Now that your calendar is freed by cancelled travel, event and activity plans, this may be a unique opportunity to get started and shift your career in a different direction.

Begin by building a list of small but tangible actions you can immediately take toward your goal. Remember: the smaller the better. Avoid chunking together several tasks into large goals like writing a business plan or finishing a first draft. These actions can be broken down much further to include the many micro-steps it takes to work toward those outcomes.

For example, before you can draft a business plan, you’ll need to conduct market research. Before you can write a first draft of a book, you’ll need an outline.

Create a task list that is as granular as possible so that you can start the work and keep making progress without becoming overwhelmed by the longer commitment needed to complete your project.

Remember that you don’t have to launch or finish anything in the next few weeks. Your only goal is to use this rare moment of social isolation to your benefit. Work hard at creating this silver lining of greater career growth despite all that you are otherwise having to endure.

3. Care for your network

No single thing impacts your career trajectory more than the size and strength of your network. Now is the time to invest in it.

Social distancing efforts dictate that face-to-face networking be put on hold. However, simply caring enough to check in on the people you value most is an easy way to remotely enhance your relationships.

For email and text check-ins, make sure each message is personal and thoughtful. Do not copy and paste or send blast emails. Individual messages take more time, but they also help you connect on a deeper level. Make sure any message you send contains a personal reference to the recipient that would be completely out of place if you sent it to another person.

Social media gets a bad reputation, but it’s a great way to stay connected during these hard times. If you haven’t been active on any one social platform, you should make it a goal to spend ten minutes a day writing meaningful comments on the posts of friends and colleagues.

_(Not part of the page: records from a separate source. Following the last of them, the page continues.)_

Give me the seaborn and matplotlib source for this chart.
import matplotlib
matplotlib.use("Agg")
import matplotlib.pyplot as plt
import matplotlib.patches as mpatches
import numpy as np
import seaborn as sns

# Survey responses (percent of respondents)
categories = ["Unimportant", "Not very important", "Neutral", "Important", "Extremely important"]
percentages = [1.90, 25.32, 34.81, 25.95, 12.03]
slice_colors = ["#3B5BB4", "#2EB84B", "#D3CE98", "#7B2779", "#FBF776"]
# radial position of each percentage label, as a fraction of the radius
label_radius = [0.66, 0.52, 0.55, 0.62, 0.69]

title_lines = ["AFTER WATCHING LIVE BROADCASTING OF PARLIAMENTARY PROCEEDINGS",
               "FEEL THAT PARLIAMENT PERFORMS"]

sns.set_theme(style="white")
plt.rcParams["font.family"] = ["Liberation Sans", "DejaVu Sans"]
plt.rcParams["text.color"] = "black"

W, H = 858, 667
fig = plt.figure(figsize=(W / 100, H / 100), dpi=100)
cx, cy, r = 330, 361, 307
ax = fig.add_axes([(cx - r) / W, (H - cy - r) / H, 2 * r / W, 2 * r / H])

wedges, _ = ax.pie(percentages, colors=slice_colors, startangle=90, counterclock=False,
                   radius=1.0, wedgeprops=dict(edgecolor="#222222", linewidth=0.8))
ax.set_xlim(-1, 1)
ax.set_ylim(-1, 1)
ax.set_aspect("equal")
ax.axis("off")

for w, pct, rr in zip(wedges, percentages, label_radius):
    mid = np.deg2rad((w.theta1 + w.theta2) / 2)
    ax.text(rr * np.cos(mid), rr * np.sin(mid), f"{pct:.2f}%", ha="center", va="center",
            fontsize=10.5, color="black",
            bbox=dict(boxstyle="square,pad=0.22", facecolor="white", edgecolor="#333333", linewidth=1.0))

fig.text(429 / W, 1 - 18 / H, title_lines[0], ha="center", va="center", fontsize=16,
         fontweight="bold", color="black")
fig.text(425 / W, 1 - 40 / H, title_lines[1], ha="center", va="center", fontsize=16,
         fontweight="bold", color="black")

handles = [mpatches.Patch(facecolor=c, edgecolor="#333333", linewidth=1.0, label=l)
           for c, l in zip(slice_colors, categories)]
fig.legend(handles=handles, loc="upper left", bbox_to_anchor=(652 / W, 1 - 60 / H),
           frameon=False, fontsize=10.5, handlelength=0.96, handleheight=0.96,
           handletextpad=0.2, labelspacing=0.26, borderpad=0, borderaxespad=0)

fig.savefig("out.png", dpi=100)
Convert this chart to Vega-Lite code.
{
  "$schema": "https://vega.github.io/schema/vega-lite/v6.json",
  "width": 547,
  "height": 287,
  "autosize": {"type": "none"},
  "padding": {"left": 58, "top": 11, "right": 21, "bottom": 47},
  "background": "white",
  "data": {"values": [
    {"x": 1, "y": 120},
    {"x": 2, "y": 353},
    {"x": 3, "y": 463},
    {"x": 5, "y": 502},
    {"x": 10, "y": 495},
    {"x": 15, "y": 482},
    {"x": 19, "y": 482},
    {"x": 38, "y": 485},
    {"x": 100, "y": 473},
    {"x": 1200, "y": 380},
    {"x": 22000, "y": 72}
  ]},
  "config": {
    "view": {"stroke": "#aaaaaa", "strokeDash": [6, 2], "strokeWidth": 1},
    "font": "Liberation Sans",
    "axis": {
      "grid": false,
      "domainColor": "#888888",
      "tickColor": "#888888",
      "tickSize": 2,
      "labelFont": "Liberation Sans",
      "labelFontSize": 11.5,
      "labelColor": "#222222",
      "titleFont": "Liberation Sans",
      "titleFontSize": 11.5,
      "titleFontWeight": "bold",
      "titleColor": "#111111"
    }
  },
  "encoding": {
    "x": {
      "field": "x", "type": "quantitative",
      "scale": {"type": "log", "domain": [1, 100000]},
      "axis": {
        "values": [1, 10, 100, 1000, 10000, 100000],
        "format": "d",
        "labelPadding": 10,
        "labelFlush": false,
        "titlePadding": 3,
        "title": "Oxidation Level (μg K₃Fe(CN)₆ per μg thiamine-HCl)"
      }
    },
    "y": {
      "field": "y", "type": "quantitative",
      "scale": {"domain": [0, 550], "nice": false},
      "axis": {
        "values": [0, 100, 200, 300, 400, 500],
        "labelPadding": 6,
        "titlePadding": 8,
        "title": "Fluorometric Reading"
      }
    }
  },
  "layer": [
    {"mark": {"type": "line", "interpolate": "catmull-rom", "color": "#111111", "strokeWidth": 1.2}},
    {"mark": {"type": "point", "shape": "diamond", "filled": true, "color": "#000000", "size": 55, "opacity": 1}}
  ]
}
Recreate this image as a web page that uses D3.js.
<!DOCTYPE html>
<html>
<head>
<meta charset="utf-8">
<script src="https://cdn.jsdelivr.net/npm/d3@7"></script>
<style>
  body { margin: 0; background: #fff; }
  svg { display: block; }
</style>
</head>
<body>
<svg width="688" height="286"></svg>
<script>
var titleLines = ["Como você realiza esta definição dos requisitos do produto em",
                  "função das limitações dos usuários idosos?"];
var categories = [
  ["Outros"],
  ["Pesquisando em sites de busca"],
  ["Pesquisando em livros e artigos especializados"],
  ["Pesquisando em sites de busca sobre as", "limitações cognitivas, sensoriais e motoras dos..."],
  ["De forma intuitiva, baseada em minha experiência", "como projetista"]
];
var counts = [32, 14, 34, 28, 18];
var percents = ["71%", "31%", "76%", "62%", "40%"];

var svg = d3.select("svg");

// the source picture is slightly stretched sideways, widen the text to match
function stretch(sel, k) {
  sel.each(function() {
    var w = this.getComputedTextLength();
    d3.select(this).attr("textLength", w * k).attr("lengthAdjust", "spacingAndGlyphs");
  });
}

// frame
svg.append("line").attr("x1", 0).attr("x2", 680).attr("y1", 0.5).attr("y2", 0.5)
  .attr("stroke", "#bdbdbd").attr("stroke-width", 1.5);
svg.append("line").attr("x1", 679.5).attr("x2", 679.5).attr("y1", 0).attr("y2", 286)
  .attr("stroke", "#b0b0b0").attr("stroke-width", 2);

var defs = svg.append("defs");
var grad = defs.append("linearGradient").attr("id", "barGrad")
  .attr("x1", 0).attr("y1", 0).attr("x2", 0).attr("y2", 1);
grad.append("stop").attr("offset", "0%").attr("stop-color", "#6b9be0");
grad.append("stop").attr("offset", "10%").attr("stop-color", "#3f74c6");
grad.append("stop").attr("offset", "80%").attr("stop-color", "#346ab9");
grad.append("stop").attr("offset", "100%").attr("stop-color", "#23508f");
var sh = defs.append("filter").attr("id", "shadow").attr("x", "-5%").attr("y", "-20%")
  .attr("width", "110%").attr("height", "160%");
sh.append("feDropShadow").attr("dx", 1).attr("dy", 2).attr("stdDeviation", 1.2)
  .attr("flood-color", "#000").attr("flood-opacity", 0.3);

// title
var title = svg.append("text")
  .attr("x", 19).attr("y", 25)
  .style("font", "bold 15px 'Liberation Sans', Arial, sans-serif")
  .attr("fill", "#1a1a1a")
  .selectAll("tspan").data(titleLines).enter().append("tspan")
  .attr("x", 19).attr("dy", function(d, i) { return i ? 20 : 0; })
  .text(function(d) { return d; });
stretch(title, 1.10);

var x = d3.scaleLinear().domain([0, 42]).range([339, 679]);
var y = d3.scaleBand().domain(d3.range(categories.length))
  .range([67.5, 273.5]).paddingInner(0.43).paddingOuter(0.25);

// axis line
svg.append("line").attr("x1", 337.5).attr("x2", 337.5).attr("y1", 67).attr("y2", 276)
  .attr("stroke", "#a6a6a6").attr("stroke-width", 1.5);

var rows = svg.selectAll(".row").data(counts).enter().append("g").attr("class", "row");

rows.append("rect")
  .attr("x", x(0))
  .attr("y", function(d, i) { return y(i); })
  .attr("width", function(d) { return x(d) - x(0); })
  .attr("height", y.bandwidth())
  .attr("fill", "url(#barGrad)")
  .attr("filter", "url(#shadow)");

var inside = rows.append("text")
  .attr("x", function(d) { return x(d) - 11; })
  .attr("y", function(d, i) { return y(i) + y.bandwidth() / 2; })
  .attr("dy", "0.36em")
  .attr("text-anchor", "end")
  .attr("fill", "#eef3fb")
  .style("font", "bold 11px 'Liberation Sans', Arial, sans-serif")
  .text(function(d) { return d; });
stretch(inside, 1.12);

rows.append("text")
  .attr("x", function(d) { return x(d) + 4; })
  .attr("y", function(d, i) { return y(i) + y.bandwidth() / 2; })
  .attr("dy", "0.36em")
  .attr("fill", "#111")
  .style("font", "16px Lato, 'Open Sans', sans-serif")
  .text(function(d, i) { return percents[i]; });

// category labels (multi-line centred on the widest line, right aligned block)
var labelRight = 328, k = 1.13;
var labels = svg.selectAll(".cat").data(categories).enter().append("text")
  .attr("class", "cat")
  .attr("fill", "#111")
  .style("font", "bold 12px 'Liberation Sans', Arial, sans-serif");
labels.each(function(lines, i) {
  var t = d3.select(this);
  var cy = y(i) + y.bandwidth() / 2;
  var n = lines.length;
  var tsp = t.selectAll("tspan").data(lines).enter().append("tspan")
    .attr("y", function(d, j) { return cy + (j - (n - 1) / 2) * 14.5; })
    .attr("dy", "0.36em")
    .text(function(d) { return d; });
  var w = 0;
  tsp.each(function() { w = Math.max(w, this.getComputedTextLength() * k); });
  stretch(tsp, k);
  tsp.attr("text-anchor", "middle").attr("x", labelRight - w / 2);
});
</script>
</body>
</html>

While liking a friend’s post is certainly appreciated, it will not leave the kind of impression that writing just a few short sentences will. Always opt for the higher yield on your networking efforts and take the time to say just a little more. Now more than ever, people are craving genuine connection.

It’s also a good time to give your social profiles a makeover. Update your profile picture and start posting meaningful content at least once a week. People are looking for distractions right now and will welcome an influx of positive and interesting perspectives.

Any time you attempt to advance your career, you will be challenged to learn to ride a wave of uncertainty while remaining calm and focused. This is a skill you’ve surely been practicing lately so you have an advantage already. With a little extra focus over the next few months, you could find yourself headed into the second half of the year much better off than you are right now.